___ DATASET

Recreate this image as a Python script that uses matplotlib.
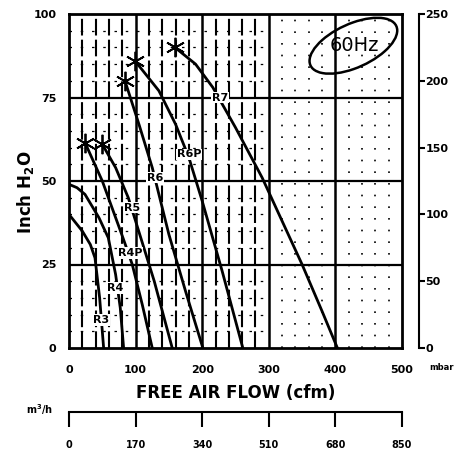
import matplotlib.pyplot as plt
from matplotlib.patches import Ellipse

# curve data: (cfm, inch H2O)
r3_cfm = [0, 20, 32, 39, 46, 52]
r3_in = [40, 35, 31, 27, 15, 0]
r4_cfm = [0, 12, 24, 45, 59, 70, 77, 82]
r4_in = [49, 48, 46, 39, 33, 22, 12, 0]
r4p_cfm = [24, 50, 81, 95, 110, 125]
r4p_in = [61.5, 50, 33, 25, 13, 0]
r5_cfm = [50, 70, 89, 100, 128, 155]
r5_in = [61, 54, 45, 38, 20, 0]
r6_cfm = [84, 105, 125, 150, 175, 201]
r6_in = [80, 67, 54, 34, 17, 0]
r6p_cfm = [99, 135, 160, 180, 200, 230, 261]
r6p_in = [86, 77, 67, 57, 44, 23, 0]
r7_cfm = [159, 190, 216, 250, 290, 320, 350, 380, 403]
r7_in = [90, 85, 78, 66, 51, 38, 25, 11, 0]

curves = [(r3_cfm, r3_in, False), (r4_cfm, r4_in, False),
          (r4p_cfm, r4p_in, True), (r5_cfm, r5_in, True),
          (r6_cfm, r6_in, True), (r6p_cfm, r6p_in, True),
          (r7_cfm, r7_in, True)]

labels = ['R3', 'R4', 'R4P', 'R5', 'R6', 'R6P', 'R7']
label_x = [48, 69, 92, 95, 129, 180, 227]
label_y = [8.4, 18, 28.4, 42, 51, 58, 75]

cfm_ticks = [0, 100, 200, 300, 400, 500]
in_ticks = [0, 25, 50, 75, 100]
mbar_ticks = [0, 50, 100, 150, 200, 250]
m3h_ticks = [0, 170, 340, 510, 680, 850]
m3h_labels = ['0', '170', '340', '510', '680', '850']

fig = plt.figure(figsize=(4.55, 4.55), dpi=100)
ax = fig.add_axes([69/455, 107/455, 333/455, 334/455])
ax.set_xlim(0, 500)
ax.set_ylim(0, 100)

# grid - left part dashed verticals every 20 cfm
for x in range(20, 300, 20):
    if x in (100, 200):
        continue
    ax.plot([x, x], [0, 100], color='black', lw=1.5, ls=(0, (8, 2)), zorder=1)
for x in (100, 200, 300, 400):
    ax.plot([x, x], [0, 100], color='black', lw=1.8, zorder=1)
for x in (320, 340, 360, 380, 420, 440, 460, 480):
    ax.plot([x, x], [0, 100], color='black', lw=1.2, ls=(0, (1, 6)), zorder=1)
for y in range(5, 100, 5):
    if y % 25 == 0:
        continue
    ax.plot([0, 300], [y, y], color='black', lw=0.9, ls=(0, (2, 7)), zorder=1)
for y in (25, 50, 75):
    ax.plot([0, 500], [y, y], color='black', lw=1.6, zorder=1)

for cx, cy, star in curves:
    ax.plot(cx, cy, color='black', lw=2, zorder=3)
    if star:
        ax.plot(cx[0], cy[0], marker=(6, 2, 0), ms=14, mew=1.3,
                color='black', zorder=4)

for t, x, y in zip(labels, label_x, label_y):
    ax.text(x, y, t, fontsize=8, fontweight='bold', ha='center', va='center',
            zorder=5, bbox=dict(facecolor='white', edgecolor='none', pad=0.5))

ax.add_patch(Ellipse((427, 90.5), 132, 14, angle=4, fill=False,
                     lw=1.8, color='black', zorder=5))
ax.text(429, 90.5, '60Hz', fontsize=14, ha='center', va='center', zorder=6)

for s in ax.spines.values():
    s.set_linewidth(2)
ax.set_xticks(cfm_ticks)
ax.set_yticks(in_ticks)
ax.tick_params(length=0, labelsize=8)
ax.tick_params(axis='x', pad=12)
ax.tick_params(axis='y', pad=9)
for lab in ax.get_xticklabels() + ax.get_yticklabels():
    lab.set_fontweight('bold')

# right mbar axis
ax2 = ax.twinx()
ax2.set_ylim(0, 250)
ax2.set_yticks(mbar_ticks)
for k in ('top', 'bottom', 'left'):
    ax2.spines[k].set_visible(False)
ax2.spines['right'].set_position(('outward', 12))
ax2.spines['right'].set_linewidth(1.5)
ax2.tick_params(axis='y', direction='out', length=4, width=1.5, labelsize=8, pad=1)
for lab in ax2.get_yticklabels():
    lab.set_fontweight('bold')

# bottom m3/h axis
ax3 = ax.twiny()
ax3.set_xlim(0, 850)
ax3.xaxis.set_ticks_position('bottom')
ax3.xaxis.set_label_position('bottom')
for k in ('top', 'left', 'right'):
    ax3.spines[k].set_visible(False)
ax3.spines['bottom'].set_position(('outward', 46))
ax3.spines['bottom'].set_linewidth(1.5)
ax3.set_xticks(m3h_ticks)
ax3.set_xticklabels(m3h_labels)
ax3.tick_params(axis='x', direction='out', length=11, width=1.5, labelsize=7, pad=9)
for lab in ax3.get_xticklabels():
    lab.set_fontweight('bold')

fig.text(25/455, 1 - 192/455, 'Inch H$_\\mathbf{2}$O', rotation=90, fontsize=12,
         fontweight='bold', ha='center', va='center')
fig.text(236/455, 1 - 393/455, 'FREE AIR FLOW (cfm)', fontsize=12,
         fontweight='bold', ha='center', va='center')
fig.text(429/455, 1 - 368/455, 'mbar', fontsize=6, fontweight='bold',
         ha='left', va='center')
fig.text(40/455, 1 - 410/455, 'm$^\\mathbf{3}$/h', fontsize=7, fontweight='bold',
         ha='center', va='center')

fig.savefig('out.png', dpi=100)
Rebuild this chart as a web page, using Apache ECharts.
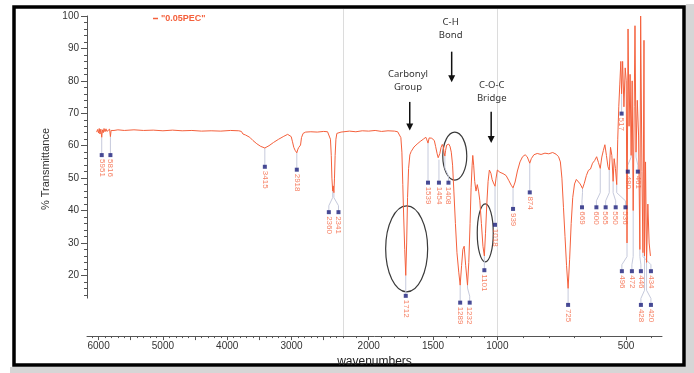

______

TO BE DONE:
Write the full listing out again with every line unchanged, but include no pictures.

RESULT FOR THIS TASK:
Recreate this image as a Python script that uses matplotlib.
import matplotlib.pyplot as plt
from matplotlib.patches import Ellipse

# curve data: (cfm, inch H2O)
r3_cfm = [0, 20, 32, 39, 46, 52]
r3_in = [40, 35, 31, 27, 15, 0]
r4_cfm = [0, 12, 24, 45, 59, 70, 77, 82]
r4_in = [49, 48, 46, 39, 33, 22, 12, 0]
r4p_cfm = [24, 50, 81, 95, 110, 125]
r4p_in = [61.5, 50, 33, 25, 13, 0]
r5_cfm = [50, 70, 89, 100, 128, 155]
r5_in = [61, 54, 45, 38, 20, 0]
r6_cfm = [84, 105, 125, 150, 175, 201]
r6_in = [80, 67, 54, 34, 17, 0]
r6p_cfm = [99, 135, 160, 180, 200, 230, 261]
r6p_in = [86, 77, 67, 57, 44, 23, 0]
r7_cfm = [159, 190, 216, 250, 290, 320, 350, 380, 403]
r7_in = [90, 85, 78, 66, 51, 38, 25, 11, 0]

curves = [(r3_cfm, r3_in, False), (r4_cfm, r4_in, False),
          (r4p_cfm, r4p_in, True), (r5_cfm, r5_in, True),
          (r6_cfm, r6_in, True), (r6p_cfm, r6p_in, True),
          (r7_cfm, r7_in, True)]

labels = ['R3', 'R4', 'R4P', 'R5', 'R6', 'R6P', 'R7']
label_x = [48, 69, 92, 95, 129, 180, 227]
label_y = [8.4, 18, 28.4, 42, 51, 58, 75]

cfm_ticks = [0, 100, 200, 300, 400, 500]
in_ticks = [0, 25, 50, 75, 100]
mbar_ticks = [0, 50, 100, 150, 200, 250]
m3h_ticks = [0, 170, 340, 510, 680, 850]
m3h_labels = ['0', '170', '340', '510', '680', '850']

fig = plt.figure(figsize=(4.55, 4.55), dpi=100)
ax = fig.add_axes([69/455, 107/455, 333/455, 334/455])
ax.set_xlim(0, 500)
ax.set_ylim(0, 100)

# grid - left part dashed verticals every 20 cfm
for x in range(20, 300, 20):
    if x in (100, 200):
        continue
    ax.plot([x, x], [0, 100], color='black', lw=1.5, ls=(0, (8, 2)), zorder=1)
for x in (100, 200, 300, 400):
    ax.plot([x, x], [0, 100], color='black', lw=1.8, zorder=1)
for x in (320, 340, 360, 380, 420, 440, 460, 480):
    ax.plot([x, x], [0, 100], color='black', lw=1.2, ls=(0, (1, 6)), zorder=1)
for y in range(5, 100, 5):
    if y % 25 == 0:
        continue
    ax.plot([0, 300], [y, y], color='black', lw=0.9, ls=(0, (2, 7)), zorder=1)
for y in (25, 50, 75):
    ax.plot([0, 500], [y, y], color='black', lw=1.6, zorder=1)

for cx, cy, star in curves:
    ax.plot(cx, cy, color='black', lw=2, zorder=3)
    if star:
        ax.plot(cx[0], cy[0], marker=(6, 2, 0), ms=14, mew=1.3,
                color='black', zorder=4)

for t, x, y in zip(labels, label_x, label_y):
    ax.text(x, y, t, fontsize=8, fontweight='bold', ha='center', va='center',
            zorder=5, bbox=dict(facecolor='white', edgecolor='none', pad=0.5))

ax.add_patch(Ellipse((427, 90.5), 132, 14, angle=4, fill=False,
                     lw=1.8, color='black', zorder=5))
ax.text(429, 90.5, '60Hz', fontsize=14, ha='center', va='center', zorder=6)

for s in ax.spines.values():
    s.set_linewidth(2)
ax.set_xticks(cfm_ticks)
ax.set_yticks(in_ticks)
ax.tick_params(length=0, labelsize=8)
ax.tick_params(axis='x', pad=12)
ax.tick_params(axis='y', pad=9)
for lab in ax.get_xticklabels() + ax.get_yticklabels():
    lab.set_fontweight('bold')

# right mbar axis
ax2 = ax.twinx()
ax2.set_ylim(0, 250)
ax2.set_yticks(mbar_ticks)
for k in ('top', 'bottom', 'left'):
    ax2.spines[k].set_visible(False)
ax2.spines['right'].set_position(('outward', 12))
ax2.spines['right'].set_linewidth(1.5)
ax2.tick_params(axis='y', direction='out', length=4, width=1.5, labelsize=8, pad=1)
for lab in ax2.get_yticklabels():
    lab.set_fontweight('bold')

# bottom m3/h axis
ax3 = ax.twiny()
ax3.set_xlim(0, 850)
ax3.xaxis.set_ticks_position('bottom')
ax3.xaxis.set_label_position('bottom')
for k in ('top', 'left', 'right'):
    ax3.spines[k].set_visible(False)
ax3.spines['bottom'].set_position(('outward', 46))
ax3.spines['bottom'].set_linewidth(1.5)
ax3.set_xticks(m3h_ticks)
ax3.set_xticklabels(m3h_labels)
ax3.tick_params(axis='x', direction='out', length=11, width=1.5, labelsize=7, pad=9)
for lab in ax3.get_xticklabels():
    lab.set_fontweight('bold')

fig.text(25/455, 1 - 192/455, 'Inch H$_\\mathbf{2}$O', rotation=90, fontsize=12,
         fontweight='bold', ha='center', va='center')
fig.text(236/455, 1 - 393/455, 'FREE AIR FLOW (cfm)', fontsize=12,
         fontweight='bold', ha='center', va='center')
fig.text(429/455, 1 - 368/455, 'mbar', fontsize=6, fontweight='bold',
         ha='left', va='center')
fig.text(40/455, 1 - 410/455, 'm$^\\mathbf{3}$/h', fontsize=7, fontweight='bold',
         ha='center', va='center')

fig.savefig('out.png', dpi=100)
Rebuild this chart as a web page, using Apache ECharts.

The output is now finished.